Analysis of data covering the five-year period 2008 to 2012 (Table 2) shows that seven countries are included in the equivalent Top 20 that do not appear in the Top 20 for 2012 alone. These are: Denmark, Germany, Liberia, Luxembourg, Sierra Leone, Thailand and Turkmenistan. These countries have strong historical associations with giving, but either were not surveyed in 2012, were displaced by new entrants or were not found to have levels of engagement in 2012 in line with previous years.

Only five of the countries appearing in this Top 20 list are members of the Group of Twenty (G20), this group is made up of 19 of the world’s largest economies plus a representative from the European Union. Americans were more likely to help strangers than any other nationality in 2012, and the country also boasts the third highest number of people who do so.

This list of countries with the highest incidences of helping strangers (Table 3) is markedly different from the list in the 2012 report. Six of the ten countries were not in the Top 20 last year: Costa Rica, Nigeria, Senegal, Syria, the State of Libya, and the United Kingdom.

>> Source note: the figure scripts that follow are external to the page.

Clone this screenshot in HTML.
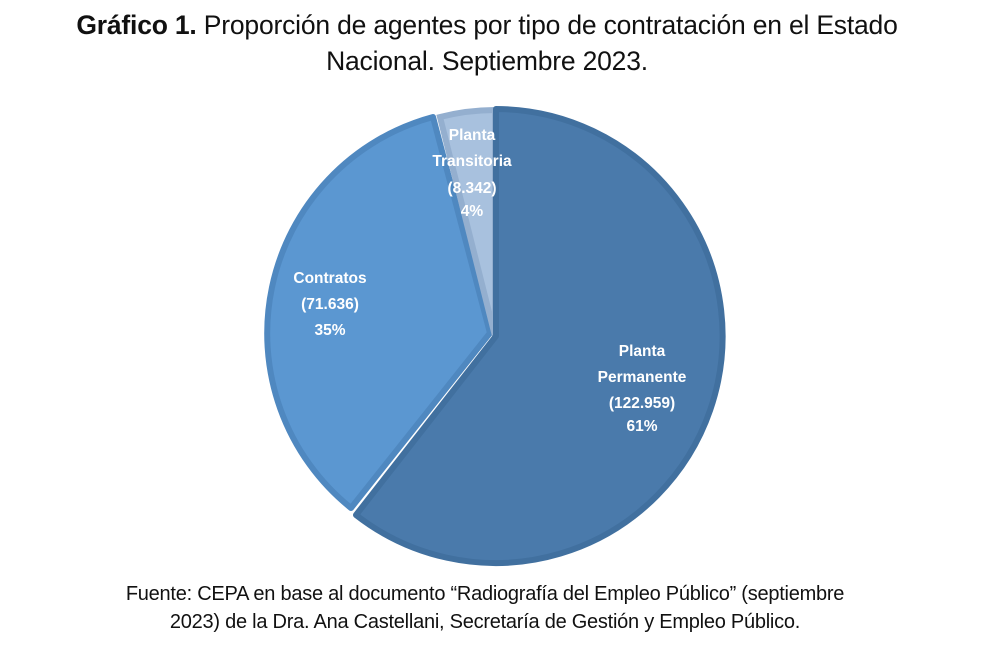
<!DOCTYPE html>
<html><head><meta charset="utf-8"><style>
body{margin:0;width:992px;height:662px;background:#fff;font-family:"Liberation Sans",sans-serif;position:relative;overflow:hidden}
.t{position:absolute;left:0;width:974px;text-align:center;color:#111;font-size:26.5px;line-height:36px;top:7px;letter-spacing:-0.2px}
.f{position:absolute;left:0;width:970px;text-align:center;color:#111;font-size:20px;line-height:28px;top:580px;letter-spacing:-0.25px}
svg{position:absolute;left:0;top:0}
</style></head><body>
<div class="t"><b>Gráfico 1.</b> Proporción de agentes por tipo de contratación en el Estado<br>Nacional. Septiembre 2023.</div>
<svg width="992" height="662" font-family="Liberation Sans, sans-serif" font-size="15.5" fill="#fff">
<path d="M490,333 L351,508 A224,224 0 0 1 433,117 Z" fill="#5b97d1" stroke="#4f88c0" stroke-width="6" stroke-linejoin="round"/>
<path d="M495,336 L440,117 A226,226 0 0 1 495,110 Z" fill="#a8c1de" stroke="#94afcf" stroke-width="6"/>
<path d="M496,336 L496,109 A227,227 0 1 1 356,515 Z" fill="#4a7aab" stroke="#41709f" stroke-width="6" stroke-linejoin="round"/>
<g text-anchor="middle" font-weight="bold">
<text x="472" y="140">Planta</text><text x="472" y="166">Transitoria</text><text x="472" y="193">(8.342)</text><text x="472" y="216">4%</text>
<text x="330" y="283">Contratos</text><text x="330" y="309">(71.636)</text><text x="330" y="335">35%</text>
<text x="642" y="356">Planta</text><text x="642" y="382">Permanente</text><text x="642" y="408">(122.959)</text><text x="642" y="431">61%</text>
</g></svg>
<div class="f">Fuente: CEPA en base al documento “Radiografía del Empleo Público” (septiembre<br>2023) de la Dra. Ana Castellani, Secretaría de Gestión y Empleo Público.</div>
</body></html>
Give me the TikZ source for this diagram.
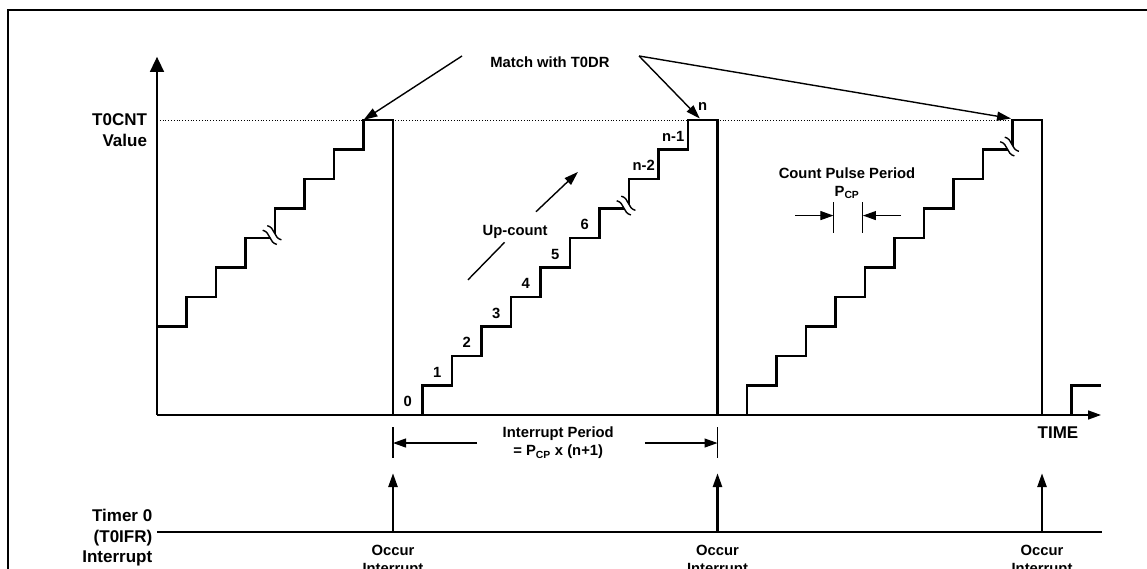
\documentclass[tikz,border=0pt]{standalone}
\usepackage{fontspec}
\setmainfont{Liberation Sans}
\usepackage{tikz}
\usetikzlibrary{arrows.meta, positioning, calc}
\newcommand{\lblfont}{\fontsize{14.8}{18}\selectfont\bfseries}
\newcommand{\axfont}{\fontsize{17}{20.5}\selectfont\bfseries}
\tikzset{
  frame/.style={line width=2.2pt},
  axis/.style={line width=1.5pt},
  stair/.style={line width=2.7pt},
  guide/.style={line width=0.8pt, dotted},
  pointer/.style={-{Triangle[length=14pt,width=9pt]}, line width=1.4pt},
  dimline/.style={-{Triangle[length=13pt,width=9pt]}, line width=1.1pt},
  tickline/.style={line width=1.1pt},
  irq/.style={-{Triangle[length=14pt,width=9pt]}, line width=2.6pt},
  lbl/.style={font=\lblfont, inner sep=1pt, align=center},
  axlbl/.style={font=\axfont, inner sep=1pt, align=right},
  brk/.style={line width=1.4pt}
}
\newcommand{\brkmark}[2]{%
  \begin{scope}[shift={({#1-0.1},{#2+0.1})}, rotate=-45]
    \draw[white, line width=5.5pt] (-0.34,0) .. controls (-0.1,0.15) and (0.1,-0.15) .. (0.34,0);
    \draw[brk] (-0.34,0.11) .. controls (-0.1,0.26) and (0.1,-0.04) .. (0.34,0.11);
    \draw[brk] (-0.34,-0.11) .. controls (-0.1,0.04) and (0.1,-0.26) .. (0.34,-0.11);
  \end{scope}}

\begin{document}
\begin{tikzpicture}[x=29.5pt, y=29.5pt]
  \useasboundingbox (-157pt,-154pt) rectangle (990pt,415pt);
  \draw[frame] (34,13.73) -- (-5.05,13.73) -- (-5.05,-6);

  \coordinate (O) at (0,0);
  \coordinate (ytop) at (0,12.14);
  \coordinate (xend) at (32,0);
  \draw[guide] (0,10) -- (29,10);
  \draw[axis, -{Triangle[length=15pt,width=14pt]}] (O) -- (ytop);
  \draw[axis, -{Triangle[length=13pt,width=9pt]}] (O) -- (xend);
  \node[axlbl, anchor=east] (cntlbl) at (-0.3,9.66) {T0CNT\\Value};
  \node[axlbl] (timelbl) at (30.54,-0.61) {TIME};

  \draw[stair] (0,3) foreach \k in {1,...,7} { -- ({\k},{\k+2}) -- ({\k},{\k+3}) } -- (8,10) -- (8,0)
    -- (9,0) foreach \k in {1,...,10} { -- ({\k+8},{\k-1}) -- ({\k+8},{\k}) } -- (19,10) -- (19,0)
    -- (20,0) foreach \k in {1,...,10} { -- ({\k+19},{\k-1}) -- ({\k+19},{\k}) } -- (30,10) -- (30,0)
    -- (31,0) -- (31,1) -- (32,1);
  \brkmark{4}{6}
  \brkmark{16}{7}
  \brkmark{29}{9}

  \foreach \k/\t in {0/0,1/1,2/2,3/3,4/4,5/5,6/6,8/n-2,9/n-1,10/n}
    \node[lbl] (v\k) at ({\k+8.5},{\k+0.45}) {\t};

  \node[lbl] (match) at (13.32,11.97) {Match with T0DR};
  \coordinate (mL) at (10.34,12.17);
  \coordinate (mR) at (16.34,12.17);
  \coordinate (hit1) at (7,10);
  \coordinate (hit2) at (18.4,10.05);
  \coordinate (hit3) at (28.95,10.05);
  \draw[pointer] (mL) -- (hit1);
  \draw[pointer] (mR) -- (hit2);
  \draw[pointer] (mR) -- (hit3);

  \node[lbl, inner sep=4pt] (upcnt) at (12.14,6.22) {Up-count};
  \coordinate (ucA) at (10.54,4.58);
  \coordinate (ucB) at (14.27,8.24);
  \draw[line width=1.4pt] (ucA) -- (upcnt);
  \draw[pointer, shorten <=13pt] (upcnt) -- (ucB);

  \node[lbl] (cpp) at (23.39,7.86) {Count Pulse Period\\P\textsubscript{CP}};
  \draw[tickline] (22.93,6.17) -- (22.93,7.22);
  \draw[tickline] (23.93,6.17) -- (23.93,7.22);
  \coordinate (cpL) at (21.63,6.76);
  \coordinate (cpLt) at (22.93,6.76);
  \coordinate (cpR) at (25.22,6.76);
  \coordinate (cpRt) at (23.93,6.76);
  \draw[dimline] (cpL) -- (cpLt);
  \draw[dimline] (cpR) -- (cpRt);

  \node[lbl] (iper) at (13.6,-0.95) {Interrupt Period\\= P\textsubscript{CP} x (n+1)};
  \draw[tickline] (8,-0.41) -- (8,-1.46);
  \draw[tickline] (19,-0.41) -- (19,-1.46);
  \coordinate (ipA) at (10.85,-0.95);
  \coordinate (ipL) at (8,-0.95);
  \coordinate (ipB) at (16.54,-0.95);
  \coordinate (ipR) at (19,-0.95);
  \draw[dimline] (ipA) -- (ipL);
  \draw[dimline] (ipB) -- (ipR);

  \coordinate (tl0) at (0,-3.96);
  \coordinate (tl1) at (32.03,-3.96);
  \draw[axis] (tl0) -- (tl1);
  \node[axlbl, anchor=east] (irqlbl) at (-0.12,-4.17) {Timer 0\\(T0IFR)\\Interrupt};
  \foreach \x [count=\i] in {8,19,30} {
    \coordinate (irqb\i) at (\x,-3.96);
    \coordinate (irqt\i) at (\x,-1.97);
    \draw[irq] (irqb\i) -- (irqt\i);
    \node[lbl, anchor=north] (occ\i) at (\x,-4.36) {Occur\\Interrupt};
  }
\end{tikzpicture}
\end{document}
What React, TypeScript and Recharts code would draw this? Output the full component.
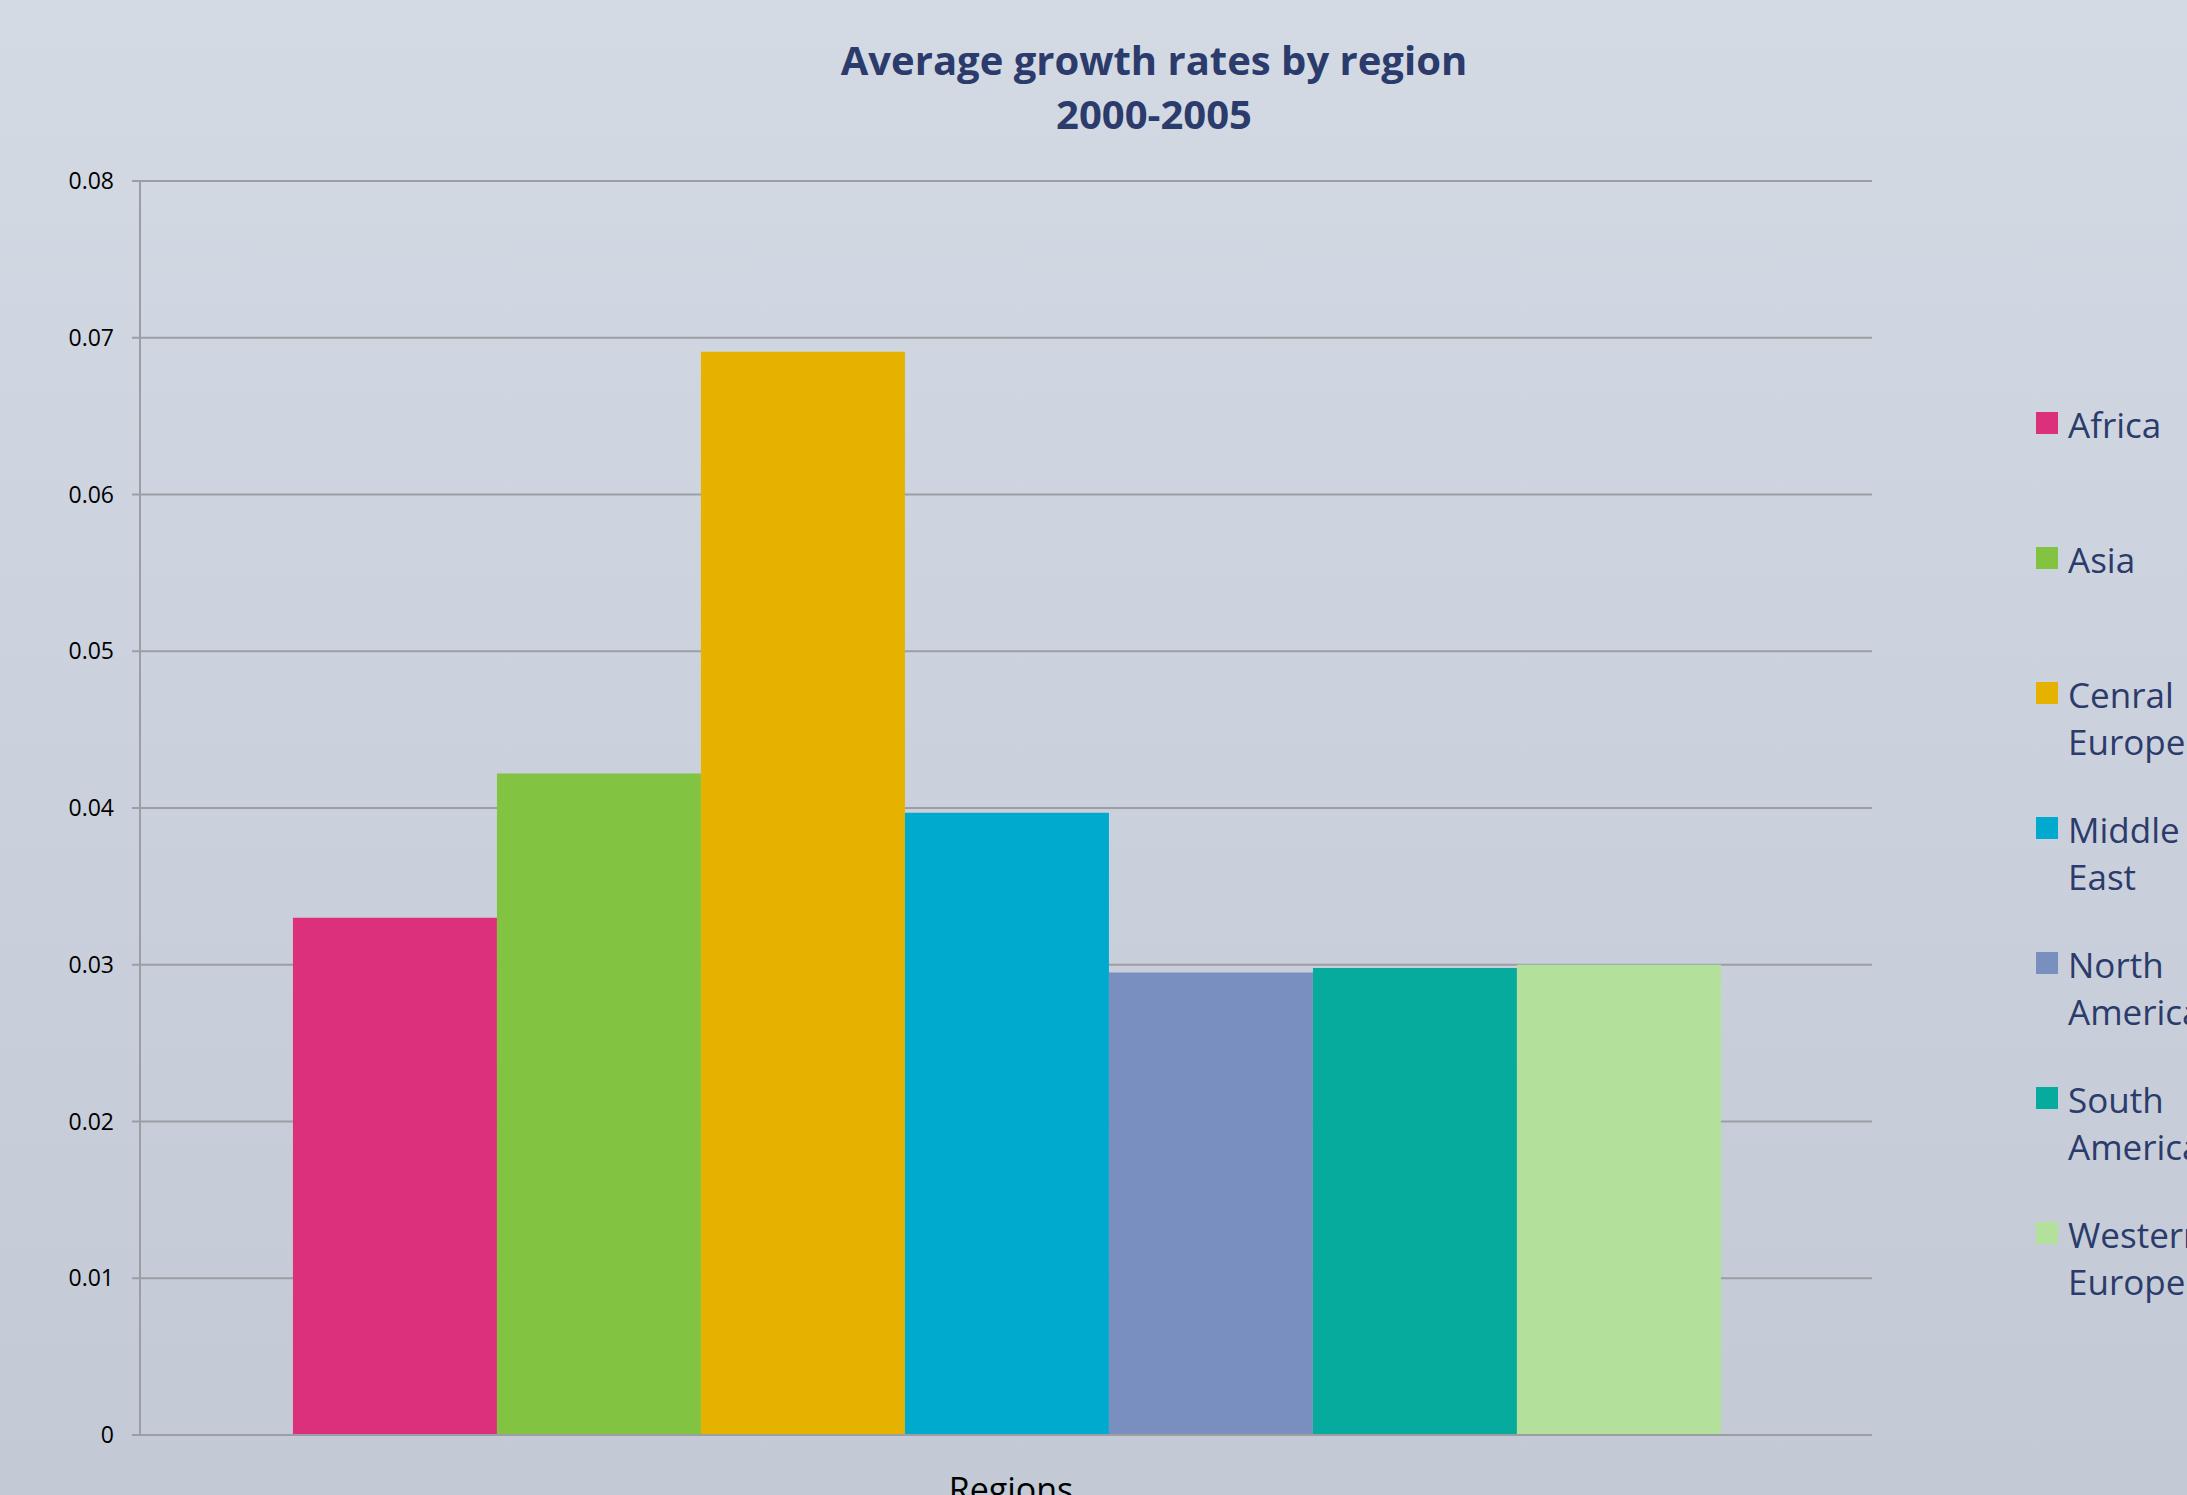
import { BarChart, Bar, XAxis, YAxis, CartesianGrid } from 'recharts'

const regions = ['Africa', 'Asia', 'Cenral Europe', 'Middle East', 'North America', 'South America', 'Western Europe']
const growthRates = [0.033, 0.0422, 0.0691, 0.0397, 0.0295, 0.0298, 0.03]
const regionColors = ['#dc2f7c', '#82c341', '#e5b200', '#00aacf', '#788fbf', '#07ab9e', '#b3e19b']
const yTicks = [0, 0.01, 0.02, 0.03, 0.04, 0.05, 0.06, 0.07, 0.08]

const row: Record<string, number | string> = { category: 'Regions' }
regions.forEach((r, i) => {
  row[r] = growthRates[i]
})
const data = [row]

const NAVY = '#2b3b6b'
const GRID = '#9c9ea4'
const FONT = '"Open Sans", sans-serif'

export default function App() {
  return (
    <div
      style={{
        position: 'fixed',
        left: 0,
        top: 0,
        width: 2187,
        height: 1495,
        overflow: 'hidden',
        background: 'linear-gradient(to bottom, #d4dae4, #c3c9d5)',
      }}
    >
      <div
        style={{
          position: 'absolute',
          left: 754,
          top: 33,
          width: 800,
          textAlign: 'center',
          fontFamily: FONT,
          fontWeight: 700,
          fontSize: 40,
          lineHeight: '54px',
          color: NAVY,
        }}
      >
        Average growth rates by region
        <br />
        2000-2005
      </div>

      <BarChart
        width={2187}
        height={1495}
        data={data}
        margin={{ top: 181, right: 315, bottom: 0, left: 0 }}
        barCategoryGap="8.83%"
        barGap={0}
      >
        <CartesianGrid vertical={false} stroke={GRID} strokeWidth={2} />
        <XAxis dataKey="category" hide height={0} />
        <XAxis
          xAxisId="frame"
          type="number"
          domain={[0, 1]}
          ticks={[0, 1]}
          tick={false}
          tickSize={13}
          height={60}
          stroke={GRID}
          strokeWidth={2}
          label={{ value: 'Regions', position: 'insideBottom', offset: -7, dx: 5, fill: '#000', fontSize: 34, fontFamily: FONT }}
        />
        <YAxis
          domain={[0, 0.08]}
          ticks={yTicks}
          interval={0}
          width={140}
          tickSize={8}
          tickMargin={18}
          stroke={GRID}
          strokeWidth={2}
          tick={{ fill: '#000', fontSize: 23, fontFamily: FONT }}
          tickFormatter={(v: number) => String(v)}
        />
        {regions.map((r, i) => (
          <Bar key={r} dataKey={r} fill={regionColors[i]} isAnimationActive={false} />
        ))}
      </BarChart>

      <div style={{ position: 'absolute', left: 2036, top: 401 }}>
        {regions.map((r, i) => (
          <div key={r} style={{ position: 'absolute', left: 0, top: i * 135, width: 300 }}>
            <div style={{ position: 'absolute', left: 0, top: 11, width: 22, height: 22, background: regionColors[i] }} />
            <div
              style={{
                position: 'absolute',
                left: 32,
                top: 0,
                fontFamily: FONT,
                fontSize: 35,
                lineHeight: '47px',
                color: NAVY,
                whiteSpace: 'nowrap',
              }}
            >
              {r.split(' ').map((w) => (
                <div key={w}>{w}</div>
              ))}
            </div>
          </div>
        ))}
      </div>
    </div>
  )
}
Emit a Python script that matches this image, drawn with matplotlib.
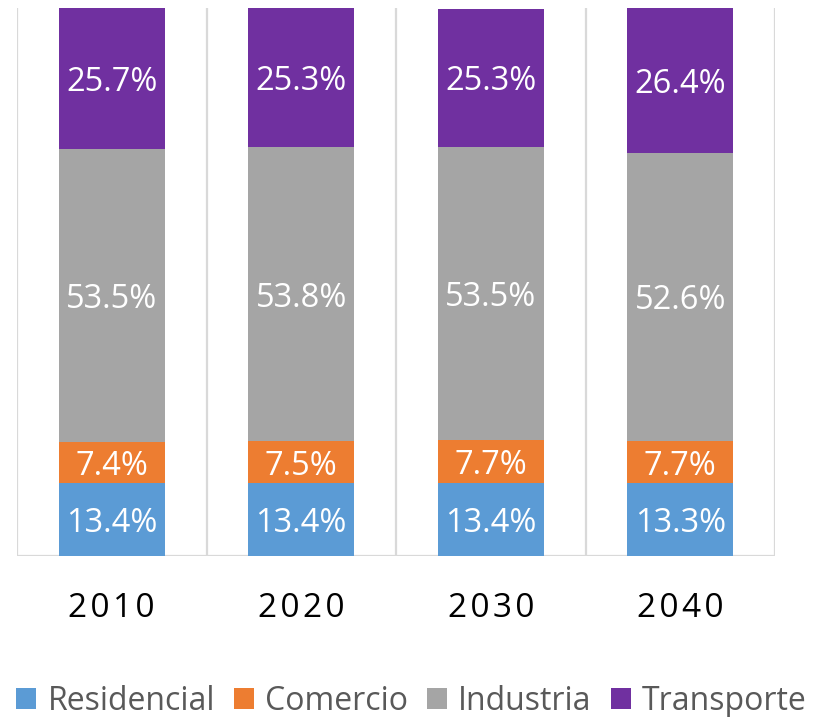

Libya and Syria’s high ranking may of course reflect the impact of the civil wars they have endured (although Libya could not actually be surveyed in 2011). Senegal’s rise in the rankings is the most remarkable, from 51st to 5th (from 50% to 68%). The United Kingdom is the only European country to be included in this Top 10 list.

China and India, the world’s most populous countries, top the list of countries with the highest number of people helping strangers. The remaining two ‘BRIC’ countries – Brazil and Russia – are also in this year’s Top 10 for helping strangers. Each month however, more people help strangers in China than do so in the three other BRIC countries combined.